╔══
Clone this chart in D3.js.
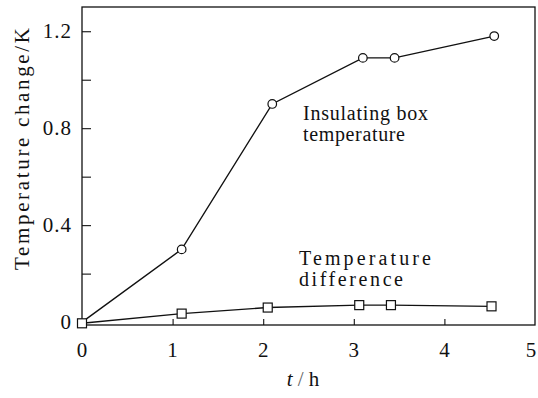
<!DOCTYPE html>
<html>
<head>
<meta charset="utf-8">
<script src="https://cdn.jsdelivr.net/npm/d3@7"></script>
<style>
  body { margin: 0; background: #fff; }
  text { font-family: "Liberation Serif", "DejaVu Serif", serif; fill: #111; }
</style>
</head>
<body>
<div id="chart"></div>
<script>
"use strict";

// time (h) for each series
var boxTimes = [0, 1.1, 2.1, 3.1, 3.45, 4.55];
var boxTemps = [0, 0.30, 0.90, 1.09, 1.09, 1.18];
var diffTimes = [0, 1.1, 2.05, 3.06, 3.41, 4.52];
var diffTemps = [-0.005, 0.035, 0.06, 0.07, 0.07, 0.065];

var xTicks = [0, 1, 2, 3, 4, 5];
var yTicks = [0, 0.2, 0.4, 0.6, 0.8, 1.0, 1.2];
var yLabels = [0, 0.4, 0.8, 1.2];

var width = 538, height = 398;
var margin = {left: 82, right: 3, top: 7, bottom: 73};

var svg = d3.select('#chart').append('svg')
    .attr('width', width)
    .attr('height', height);

var x = d3.scaleLinear().domain([0, 5]).range([margin.left, width - margin.right]);
var y = d3.scaleLinear().domain([-0.012, 1.3]).range([height - margin.bottom, margin.top]);

// frame
svg.append('rect')
    .attr('x', x(0))
    .attr('y', y(1.3))
    .attr('width', x(5) - x(0))
    .attr('height', y(-0.012) - y(1.3))
    .attr('fill', 'none')
    .attr('stroke', '#111')
    .attr('stroke-width', 1.3);

// inward ticks
svg.append('g')
    .attr('transform', 'translate(0,' + y(-0.012) + ')')
    .call(d3.axisBottom(x).tickValues(xTicks.slice(1, 5)).tickSizeInner(-6).tickSizeOuter(0).tickFormat(''))
    .call(function (g) { g.select('.domain').remove(); });

svg.append('g')
    .attr('transform', 'translate(' + x(0) + ',0)')
    .call(d3.axisLeft(y).tickValues(yTicks.slice(1)).tickSizeInner(-9).tickSizeOuter(0).tickFormat(''))
    .call(function (g) { g.select('.domain').remove(); });

svg.selectAll('.tick line').attr('stroke', '#111').attr('stroke-width', 1.1);

// tick labels (last one nudged in so it stays on the page)
svg.selectAll('.xlab').data(xTicks).enter().append('text')
    .attr('x', function (d) { return Math.min(x(d), width - 7); })
    .attr('y', 357)
    .attr('text-anchor', 'middle')
    .style('font-size', '21px')
    .text(function (d) { return d; });

svg.selectAll('.ylab').data(yLabels).enter().append('text')
    .attr('x', x(0) - 10)
    .attr('y', function (d) { return y(d) + 7; })
    .attr('text-anchor', 'end')
    .style('font-size', '21px')
    .style('letter-spacing', '1px')
    .text(function (d) { return d === 0 ? '0' : d3.format('.1f')(d); });

// axis titles
svg.append('text')
    .attr('transform', 'translate(29,' + 270 + ') rotate(-90)')
    .attr('textLength', 242)
    .attr('lengthAdjust', 'spacing')
    .style('font-size', '21px')
    .text('Temperature change/K');

var xt = svg.append('text')
    .attr('x', 303)
    .attr('y', 386)
    .attr('text-anchor', 'middle')
    .style('font-size', '21px');
xt.append('tspan').style('font-style', 'italic').text('t');
xt.append('tspan').style('fill', '#666').text(' / ');
xt.append('tspan').text('h');

// lines
var line = d3.line()
    .x(function (d) { return x(d[0]); })
    .y(function (d) { return y(d[1]); });

var boxData = d3.zip(boxTimes, boxTemps);
var diffData = d3.zip(diffTimes, diffTemps);

svg.append('path').datum(boxData)
    .attr('d', line).attr('fill', 'none').attr('stroke', '#111').attr('stroke-width', 1.4);
svg.append('path').datum(diffData)
    .attr('d', line).attr('fill', 'none').attr('stroke', '#111').attr('stroke-width', 1.4);

// markers
svg.selectAll('.circ').data(boxData.slice(1)).enter().append('circle')
    .attr('cx', function (d) { return x(d[0]); })
    .attr('cy', function (d) { return y(d[1]); })
    .attr('r', 4.3)
    .attr('fill', '#fff')
    .attr('stroke', '#111')
    .attr('stroke-width', 1.2);

svg.selectAll('.sq').data(diffData).enter().append('rect')
    .attr('x', function (d) { return x(d[0]) - 4.5; })
    .attr('y', function (d) { return y(d[1]) - 4.5; })
    .attr('width', 9)
    .attr('height', 9)
    .attr('fill', '#fff')
    .attr('stroke', '#111')
    .attr('stroke-width', 1.2);

// annotations
function note(lines, lens, px, py) {
    var t = svg.append('text')
        .attr('x', px)
        .attr('y', py)
        .style('font-size', '20px');
    lines.forEach(function (s, i) {
        t.append('tspan').attr('x', px).attr('dy', i === 0 ? 0 : 21)
            .attr('textLength', lens[i]).attr('lengthAdjust', 'spacing').text(s);
    });
}
note(['Insulating box', 'temperature'], [125, 102], 303, 120);
note(['Temperature', 'difference'], [132, 104], 299, 265);
</script>
</body>
</html>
╚══
AIM:
Go through the data above and transcribe it in full, omitting any image.

RESULT:
Clone this chart in D3.js.
<!DOCTYPE html>
<html>
<head>
<meta charset="utf-8">
<script src="https://cdn.jsdelivr.net/npm/d3@7"></script>
<style>
  body { margin: 0; background: #fff; }
  text { font-family: "Liberation Serif", "DejaVu Serif", serif; fill: #111; }
</style>
</head>
<body>
<div id="chart"></div>
<script>
"use strict";

// time (h) for each series
var boxTimes = [0, 1.1, 2.1, 3.1, 3.45, 4.55];
var boxTemps = [0, 0.30, 0.90, 1.09, 1.09, 1.18];
var diffTimes = [0, 1.1, 2.05, 3.06, 3.41, 4.52];
var diffTemps = [-0.005, 0.035, 0.06, 0.07, 0.07, 0.065];

var xTicks = [0, 1, 2, 3, 4, 5];
var yTicks = [0, 0.2, 0.4, 0.6, 0.8, 1.0, 1.2];
var yLabels = [0, 0.4, 0.8, 1.2];

var width = 538, height = 398;
var margin = {left: 82, right: 3, top: 7, bottom: 73};

var svg = d3.select('#chart').append('svg')
    .attr('width', width)
    .attr('height', height);

var x = d3.scaleLinear().domain([0, 5]).range([margin.left, width - margin.right]);
var y = d3.scaleLinear().domain([-0.012, 1.3]).range([height - margin.bottom, margin.top]);

// frame
svg.append('rect')
    .attr('x', x(0))
    .attr('y', y(1.3))
    .attr('width', x(5) - x(0))
    .attr('height', y(-0.012) - y(1.3))
    .attr('fill', 'none')
    .attr('stroke', '#111')
    .attr('stroke-width', 1.3);

// inward ticks
svg.append('g')
    .attr('transform', 'translate(0,' + y(-0.012) + ')')
    .call(d3.axisBottom(x).tickValues(xTicks.slice(1, 5)).tickSizeInner(-6).tickSizeOuter(0).tickFormat(''))
    .call(function (g) { g.select('.domain').remove(); });

svg.append('g')
    .attr('transform', 'translate(' + x(0) + ',0)')
    .call(d3.axisLeft(y).tickValues(yTicks.slice(1)).tickSizeInner(-9).tickSizeOuter(0).tickFormat(''))
    .call(function (g) { g.select('.domain').remove(); });

svg.selectAll('.tick line').attr('stroke', '#111').attr('stroke-width', 1.1);

// tick labels (last one nudged in so it stays on the page)
svg.selectAll('.xlab').data(xTicks).enter().append('text')
    .attr('x', function (d) { return Math.min(x(d), width - 7); })
    .attr('y', 357)
    .attr('text-anchor', 'middle')
    .style('font-size', '21px')
    .text(function (d) { return d; });

svg.selectAll('.ylab').data(yLabels).enter().append('text')
    .attr('x', x(0) - 10)
    .attr('y', function (d) { return y(d) + 7; })
    .attr('text-anchor', 'end')
    .style('font-size', '21px')
    .style('letter-spacing', '1px')
    .text(function (d) { return d === 0 ? '0' : d3.format('.1f')(d); });

// axis titles
svg.append('text')
    .attr('transform', 'translate(29,' + 270 + ') rotate(-90)')
    .attr('textLength', 242)
    .attr('lengthAdjust', 'spacing')
    .style('font-size', '21px')
    .text('Temperature change/K');

var xt = svg.append('text')
    .attr('x', 303)
    .attr('y', 386)
    .attr('text-anchor', 'middle')
    .style('font-size', '21px');
xt.append('tspan').style('font-style', 'italic').text('t');
xt.append('tspan').style('fill', '#666').text(' / ');
xt.append('tspan').text('h');

// lines
var line = d3.line()
    .x(function (d) { return x(d[0]); })
    .y(function (d) { return y(d[1]); });

var boxData = d3.zip(boxTimes, boxTemps);
var diffData = d3.zip(diffTimes, diffTemps);

svg.append('path').datum(boxData)
    .attr('d', line).attr('fill', 'none').attr('stroke', '#111').attr('stroke-width', 1.4);
svg.append('path').datum(diffData)
    .attr('d', line).attr('fill', 'none').attr('stroke', '#111').attr('stroke-width', 1.4);

// markers
svg.selectAll('.circ').data(boxData.slice(1)).enter().append('circle')
    .attr('cx', function (d) { return x(d[0]); })
    .attr('cy', function (d) { return y(d[1]); })
    .attr('r', 4.3)
    .attr('fill', '#fff')
    .attr('stroke', '#111')
    .attr('stroke-width', 1.2);

svg.selectAll('.sq').data(diffData).enter().append('rect')
    .attr('x', function (d) { return x(d[0]) - 4.5; })
    .attr('y', function (d) { return y(d[1]) - 4.5; })
    .attr('width', 9)
    .attr('height', 9)
    .attr('fill', '#fff')
    .attr('stroke', '#111')
    .attr('stroke-width', 1.2);

// annotations
function note(lines, lens, px, py) {
    var t = svg.append('text')
        .attr('x', px)
        .attr('y', py)
        .style('font-size', '20px');
    lines.forEach(function (s, i) {
        t.append('tspan').attr('x', px).attr('dy', i === 0 ? 0 : 21)
            .attr('textLength', lens[i]).attr('lengthAdjust', 'spacing').text(s);
    });
}
note(['Insulating box', 'temperature'], [125, 102], 303, 120);
note(['Temperature', 'difference'], [132, 104], 299, 265);
</script>
</body>
</html>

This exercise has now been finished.